By WAYLON CUNNINGHAM
When he isn’t covering board meetings or talking to old cotton farmers, your reporter at The Liberty Hill Independent also spends a little time in the kitchen.
I’m speaking of course about myself, and though this column has traditionally highlighted the recipes of others in the Liberty Hill community, this week I’d like to share one of my own. After all, I do work here.
I recently dug out an old country cookbook I stole last year (with permission) from my Aunt Judy. It’s a collection of recipes from the teachers association she belonged to back in Cherokee County in East Texas. Of particular interest to me was my aunt’s own recipe in it, an uber-sweet and spicy classic I have strong memories of from my childhood.
Now to clarify, those strong memories aren’t necessarily because it was a good pie (though it was), but because it featured centrally in a tried-and-true exploitation scheme my aunt repeatedly pulled on me.
For much of my childhood, I lived down the road from her. And naturally, as a 10-year old, I could often be found mucking around in the open fields with the other kids, or hidden in some dark corner to play on my gameboy. Many child psychologists call this “unstructured play time crucial to brain development.” But my aunt called it “piddling.” And she had a mind to put that time to good use.

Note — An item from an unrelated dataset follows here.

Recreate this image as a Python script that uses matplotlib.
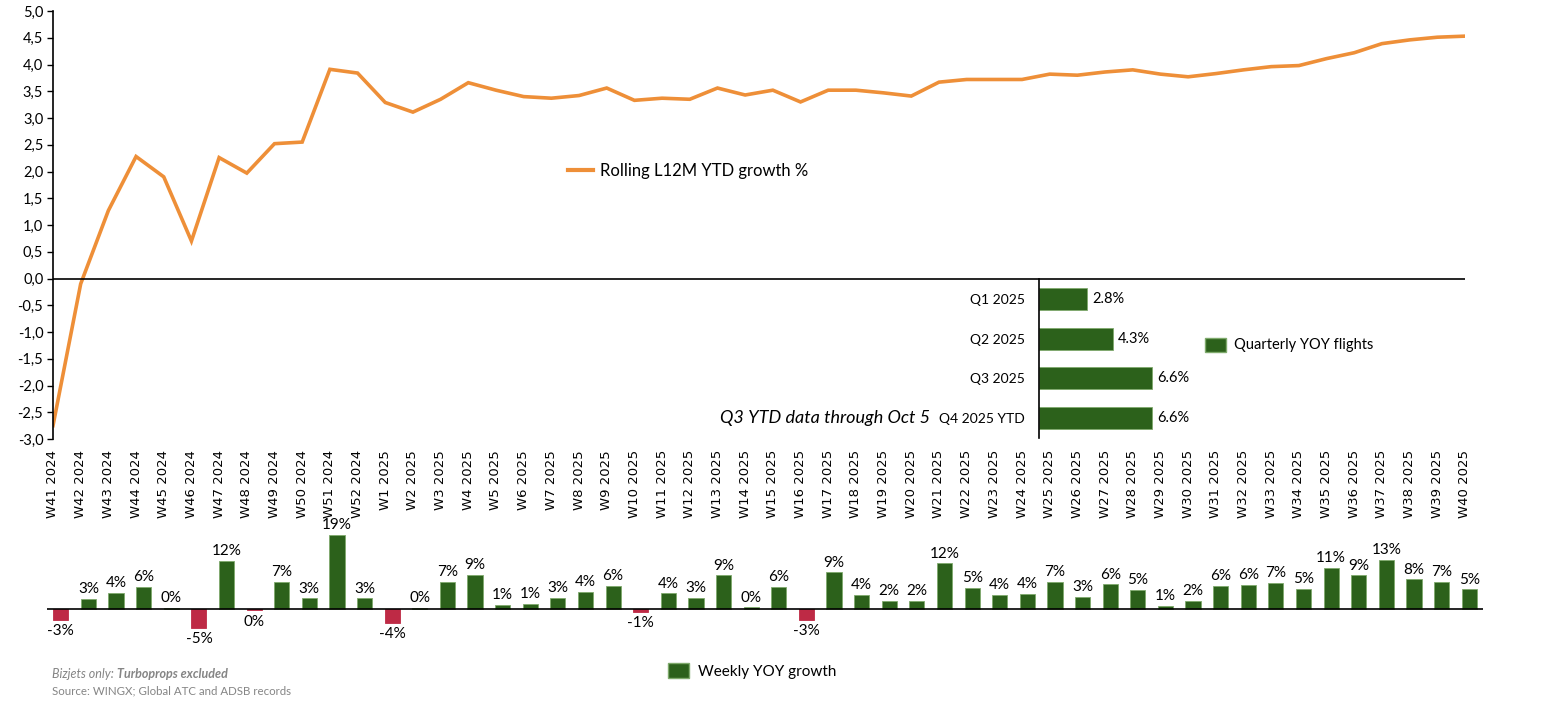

So she would bake this pie, a fairly quick process, and—in a move suspiciously straight out of a Norman Rockwell painting—set it to cool on the windowsill. It’s cinnamon smell would waft for miles around, and had a nearly 100 percent success rate of luring me away from whatever nonsense I was doing at the time and toward her kitchen window.
This would be my crucial mistake, and set in motion a extremely scripted trap that I somehow never learned to evade.
She would appear and invite me inside for a slice.
“Fetch me a fork,” she would say, with which she would dip into the pie before declaring it still too hot to eat. But while you’re here, she’d say, could you take out that trash really quick? I couldn’t say no, of course— a few minutes carrying a stinky bag was an easy trade for a Heavenly-smelling slice. But then the pie would be still too hot, and what would my grandmother think if she let me get third degree burns all over my mouth and become mute for the rest of my life? So we better wait a little while longer.
And while we’re waiting, the dogs’ bowls do need a little filling. (Can do). Actually, these Coke cans also need to be crushed. (Sure thing). Can you figure out what’s wrong with my computer? (No, but I’ll turn it off and on again repeatedly).
And soon enough, through a succession of “quick favors” waiting for the pie to cool, I would suddenly find myself painting her fence. This happened many, many times, and the pie somehow always took several hours to cool. Sometimes an entire day.
But when it did cool— oh man. All the hard work I’d done leading up to that first slice made it all the richer and sweeter, better by miles than if I’d just eaten one right away. At least, that’s what my Aunt Judy told me. Personally I couldn’t taste the difference.
She also used to say, as she was cutting the last slice, “If you are what you eat, then I yam what I yam.”
At the time, I didn’t know what she really meant by that. And actually, I still don’t. But for the record, though all yams are sweet potatoes, not all sweet potatoes are yams. This recipe does not use yams.
Aunt Judy’s Sweet Potato Pie
2 cups Cooked Sweet Potatoes (approximately 1 large sweet potato)
1 ½ cups Skim Milk
2 tbsp. Corn Syrup
4 Egg Whites
¾ cup sugar (less if you prefer – author prefers less)
½ cup Bisquick
1 package Butter Buds (dry)
1 tsp. Ground Cinnamon
½ tsp. Ground Ginger
¼ tsp. Ground Cloves
2 tsp. Vanilla
Preheat oven to 350 degrees. Spray deep dish pie plate with vegetable spray. Blend all ingredients in blender on High for 1 minute. Pour into pie plate. Bake until knife inserted in center comes out clean, 50 to 55 minutes. Makes 8 servings. Cool and serve. One gram unsaturated fat per serving and no cholesterol.